For me, yoga, much like my religion, has been more of a private practice. I used to go to classes quite often, liking the feeling of being surrounded by comrades and others who appreciated the exercises and stretches. But much like many of us do, I allowed life to get in the way, and soon, most of my practice happened at home to the tune of books, DVDs, and other instructional techniques, all of which, can be valid if done properly. But there is something to be said for instruction from a trained professional that I have always missed.
To make matters worse, seven years ago, I broke my right leg at my knee joint, and after two surgeries, five pain ablation procedures, and endless hours of physio, I am no further along in my healing process than I was the day I was injured.
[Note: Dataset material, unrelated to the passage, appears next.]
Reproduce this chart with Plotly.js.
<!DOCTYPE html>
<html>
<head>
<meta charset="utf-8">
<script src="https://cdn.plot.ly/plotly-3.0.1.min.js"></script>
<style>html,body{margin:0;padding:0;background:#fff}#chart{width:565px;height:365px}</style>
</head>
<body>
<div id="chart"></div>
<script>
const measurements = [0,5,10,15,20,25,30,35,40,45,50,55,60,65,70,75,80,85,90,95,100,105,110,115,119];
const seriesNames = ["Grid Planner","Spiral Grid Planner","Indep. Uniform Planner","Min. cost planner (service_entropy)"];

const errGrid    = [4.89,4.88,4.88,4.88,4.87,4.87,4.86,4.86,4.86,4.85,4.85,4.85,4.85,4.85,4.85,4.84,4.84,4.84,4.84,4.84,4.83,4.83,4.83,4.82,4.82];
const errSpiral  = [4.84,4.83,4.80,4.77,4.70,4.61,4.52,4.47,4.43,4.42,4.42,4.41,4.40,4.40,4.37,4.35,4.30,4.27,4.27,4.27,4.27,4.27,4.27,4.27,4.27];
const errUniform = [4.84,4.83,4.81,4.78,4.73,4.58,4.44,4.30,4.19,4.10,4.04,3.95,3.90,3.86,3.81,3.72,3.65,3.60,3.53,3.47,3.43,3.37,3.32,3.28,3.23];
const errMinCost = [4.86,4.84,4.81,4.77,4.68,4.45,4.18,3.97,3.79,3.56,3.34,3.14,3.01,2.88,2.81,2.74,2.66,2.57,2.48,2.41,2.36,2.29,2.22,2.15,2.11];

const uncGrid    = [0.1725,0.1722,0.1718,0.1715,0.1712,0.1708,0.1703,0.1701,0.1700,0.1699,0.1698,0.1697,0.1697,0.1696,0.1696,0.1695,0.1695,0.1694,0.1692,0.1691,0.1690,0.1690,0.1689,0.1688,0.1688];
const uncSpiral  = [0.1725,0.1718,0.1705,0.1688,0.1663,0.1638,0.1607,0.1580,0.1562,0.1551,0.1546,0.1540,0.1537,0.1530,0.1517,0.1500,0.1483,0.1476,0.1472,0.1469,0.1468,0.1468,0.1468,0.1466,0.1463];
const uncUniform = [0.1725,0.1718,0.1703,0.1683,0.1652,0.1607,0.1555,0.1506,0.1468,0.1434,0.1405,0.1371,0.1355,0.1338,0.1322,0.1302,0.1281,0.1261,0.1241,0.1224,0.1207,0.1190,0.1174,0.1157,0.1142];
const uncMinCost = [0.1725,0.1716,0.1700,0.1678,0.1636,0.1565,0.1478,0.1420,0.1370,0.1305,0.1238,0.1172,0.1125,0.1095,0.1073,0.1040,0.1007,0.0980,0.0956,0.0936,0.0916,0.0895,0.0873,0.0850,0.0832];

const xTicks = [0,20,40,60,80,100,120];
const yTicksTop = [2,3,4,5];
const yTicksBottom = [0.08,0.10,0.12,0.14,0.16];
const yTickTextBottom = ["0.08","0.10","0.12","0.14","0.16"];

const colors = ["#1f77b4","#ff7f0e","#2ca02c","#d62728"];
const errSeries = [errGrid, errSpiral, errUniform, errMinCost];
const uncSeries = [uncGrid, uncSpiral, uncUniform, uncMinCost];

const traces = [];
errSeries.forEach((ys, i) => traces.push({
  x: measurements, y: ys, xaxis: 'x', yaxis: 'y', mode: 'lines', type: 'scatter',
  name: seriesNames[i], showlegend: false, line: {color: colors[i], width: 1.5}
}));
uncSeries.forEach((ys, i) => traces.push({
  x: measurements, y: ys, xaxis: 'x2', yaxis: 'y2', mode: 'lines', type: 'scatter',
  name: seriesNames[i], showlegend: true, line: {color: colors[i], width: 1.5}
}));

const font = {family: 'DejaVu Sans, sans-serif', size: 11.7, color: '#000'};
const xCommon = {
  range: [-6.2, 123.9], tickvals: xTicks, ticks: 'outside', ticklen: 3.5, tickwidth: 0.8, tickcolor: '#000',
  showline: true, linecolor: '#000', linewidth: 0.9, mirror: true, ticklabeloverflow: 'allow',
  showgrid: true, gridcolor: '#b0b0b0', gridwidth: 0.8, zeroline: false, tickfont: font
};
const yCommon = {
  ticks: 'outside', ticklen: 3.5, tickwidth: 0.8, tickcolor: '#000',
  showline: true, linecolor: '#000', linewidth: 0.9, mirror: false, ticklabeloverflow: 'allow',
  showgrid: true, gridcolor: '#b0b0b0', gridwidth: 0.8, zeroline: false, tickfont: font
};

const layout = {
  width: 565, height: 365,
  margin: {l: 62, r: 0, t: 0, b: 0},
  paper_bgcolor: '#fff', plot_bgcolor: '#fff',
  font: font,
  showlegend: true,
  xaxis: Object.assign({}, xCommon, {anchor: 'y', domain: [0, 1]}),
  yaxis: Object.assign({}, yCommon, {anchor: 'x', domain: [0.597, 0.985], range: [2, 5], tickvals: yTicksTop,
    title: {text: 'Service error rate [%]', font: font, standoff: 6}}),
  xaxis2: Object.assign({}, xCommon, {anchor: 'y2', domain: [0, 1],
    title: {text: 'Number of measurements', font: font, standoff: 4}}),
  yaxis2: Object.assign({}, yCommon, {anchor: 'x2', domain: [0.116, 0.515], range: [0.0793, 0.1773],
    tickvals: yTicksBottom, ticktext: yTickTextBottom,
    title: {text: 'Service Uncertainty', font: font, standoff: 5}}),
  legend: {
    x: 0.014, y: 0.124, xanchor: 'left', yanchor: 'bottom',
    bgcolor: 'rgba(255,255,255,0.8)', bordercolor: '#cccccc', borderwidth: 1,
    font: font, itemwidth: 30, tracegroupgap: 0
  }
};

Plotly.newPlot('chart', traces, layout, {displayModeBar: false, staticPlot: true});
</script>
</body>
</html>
For those of you who don’t know, I was in the military for eight years, and recently, was released from the military due to this injury, which was caused by a week in the field doing all the fun army stuff! Sadly, my pain persists to this day.
For this reason, I allowed myself to be even more of a yoga recluse. I was embarrassed of my cumbersome leg brace or my inability to put pressure and weight on my right leg. I felt shame for not being able to move into downward dog with the same ease that I once did. Each pose is now accompanied by my grunts, groans and adjustments until the position can work for me.
I was struck in a proverbial yoga rut until recently, after talking with my friend, Jacquie, who is also a fantastic and compassionate yoga instructor at The Asana Room in Courtenay, BC. After explaining my plight, she told me that we can never learn unless we push ourselves beyond our comfort zone. She then promptly invited me to the class she teaches. Touché, Jacquie. After allaying my concerns that there would be professional yogis in the room, fully into Salamba Sirsasana, I agreed to make an appearance, full of advance apologies for not being able to do anything right.
I walked into the wood-laden room and instantly was filled with nerves, once again, forgetting what yoga is all about. It’s more about the journey, isn’t it? Not how I get there? Of course! I get it now! And so, filled with some semblance of confidence, the class began and I allowed myself to stretch into each Sun Salutation, reaching my arms toward the sky, and really appreciating what the move was doing for my body. When our pelvises settled into Warrior Pose, I remembered that in my previous military life, I was a warrior! And here I am, being one right now, in the moment. I am capable and strong, occasionally in ways that aren’t always physical. And it felt good to recognize that.
I went through the rest of the class somewhere on the brink between emotional and elated. I smiled when I realized I wasn’t the only one who grunted or groaned when moving into tricky poses. It’s all part of getting there and giving your body permission to make that noise. And when a certain position was too hard on my knee, I just stopped. I focused on my breath. I realized that I was taking a big step today, by putting myself, and my yoga practice, out there in the real world. I did something worthwhile today. When another pose pinched my knee, I adjusted until it worked for me. And in the room of The Asana Room, with other eager students, there was no judgement or gawking at my changes. There was acceptance.
And that, ladies and gentleman, is part of what yoga is all about. Accepting yourself, your body, and your fellow students for all that they are.
So, my thanks go out to Jacquie, for creating such a positive environment for me to practice and providing a skillfully delivered class full of diversity and relaxation. I’d be lying if I said the class didn’t challenge me, but someone wise told me that if I don’t get out of my comfort zone, I’ll never learn.